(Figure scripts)
<<<<
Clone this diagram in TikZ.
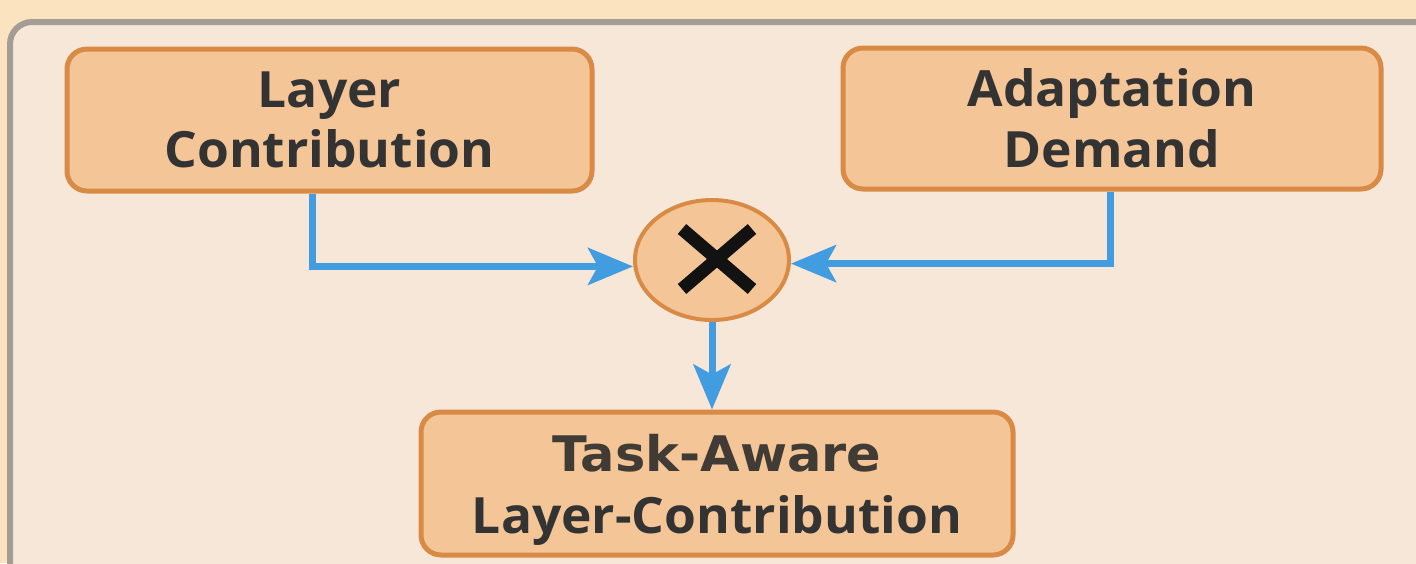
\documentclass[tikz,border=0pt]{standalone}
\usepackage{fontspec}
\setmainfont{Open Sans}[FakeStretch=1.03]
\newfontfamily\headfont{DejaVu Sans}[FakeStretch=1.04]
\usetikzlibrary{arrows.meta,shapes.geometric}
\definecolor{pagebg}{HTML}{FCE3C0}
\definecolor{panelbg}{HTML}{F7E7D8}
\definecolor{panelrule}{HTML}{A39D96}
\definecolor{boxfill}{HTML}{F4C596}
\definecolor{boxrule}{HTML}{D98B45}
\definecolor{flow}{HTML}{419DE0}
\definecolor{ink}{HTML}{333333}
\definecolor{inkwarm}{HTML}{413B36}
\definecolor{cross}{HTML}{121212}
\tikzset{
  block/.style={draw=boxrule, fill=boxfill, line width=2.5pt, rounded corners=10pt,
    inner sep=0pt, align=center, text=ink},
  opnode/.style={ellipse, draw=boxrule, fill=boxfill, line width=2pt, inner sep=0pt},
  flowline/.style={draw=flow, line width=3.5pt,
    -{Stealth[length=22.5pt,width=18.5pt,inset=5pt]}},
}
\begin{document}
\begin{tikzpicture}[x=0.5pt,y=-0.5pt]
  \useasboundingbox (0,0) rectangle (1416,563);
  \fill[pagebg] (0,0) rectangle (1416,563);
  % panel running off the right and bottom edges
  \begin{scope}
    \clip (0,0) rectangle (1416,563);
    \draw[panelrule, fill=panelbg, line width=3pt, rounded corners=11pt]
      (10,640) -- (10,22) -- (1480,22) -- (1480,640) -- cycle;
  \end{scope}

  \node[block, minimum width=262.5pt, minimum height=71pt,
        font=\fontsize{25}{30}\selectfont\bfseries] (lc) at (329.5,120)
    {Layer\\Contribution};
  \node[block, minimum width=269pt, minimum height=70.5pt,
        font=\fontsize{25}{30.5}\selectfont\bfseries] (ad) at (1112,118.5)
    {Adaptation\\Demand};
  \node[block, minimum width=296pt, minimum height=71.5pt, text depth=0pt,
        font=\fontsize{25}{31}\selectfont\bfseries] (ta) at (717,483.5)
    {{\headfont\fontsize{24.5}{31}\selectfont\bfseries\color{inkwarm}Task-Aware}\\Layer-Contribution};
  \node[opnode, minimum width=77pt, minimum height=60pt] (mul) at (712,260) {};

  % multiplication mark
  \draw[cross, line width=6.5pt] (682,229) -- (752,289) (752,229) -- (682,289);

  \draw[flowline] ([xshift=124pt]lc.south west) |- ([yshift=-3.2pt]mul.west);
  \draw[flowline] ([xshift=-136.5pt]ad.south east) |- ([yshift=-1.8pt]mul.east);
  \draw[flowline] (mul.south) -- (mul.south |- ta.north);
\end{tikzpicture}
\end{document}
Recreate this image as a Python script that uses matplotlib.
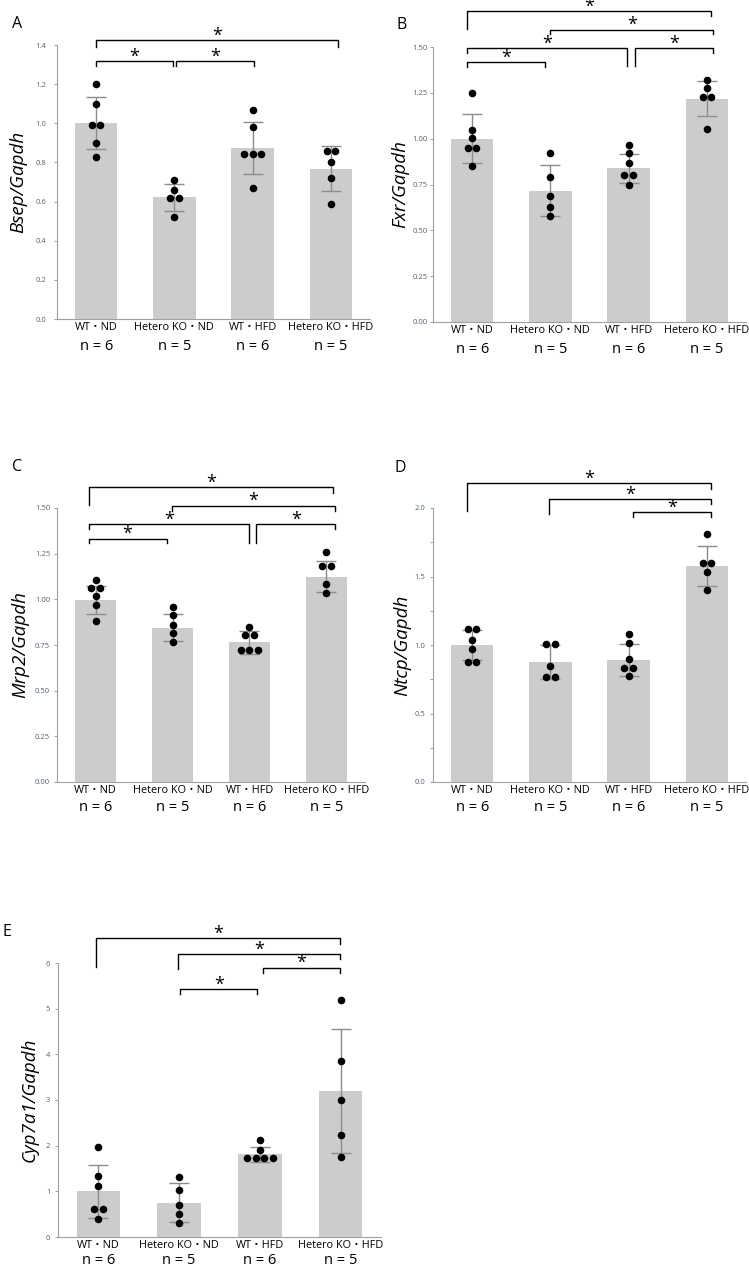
>>>>
## [TASK REQUIREMENTS]
Which lines contain "this"? Copy each of them.

## [RESULT OF THE EXERCISE]
Clone this diagram in TikZ.
Recreate this image as a Python script that uses matplotlib.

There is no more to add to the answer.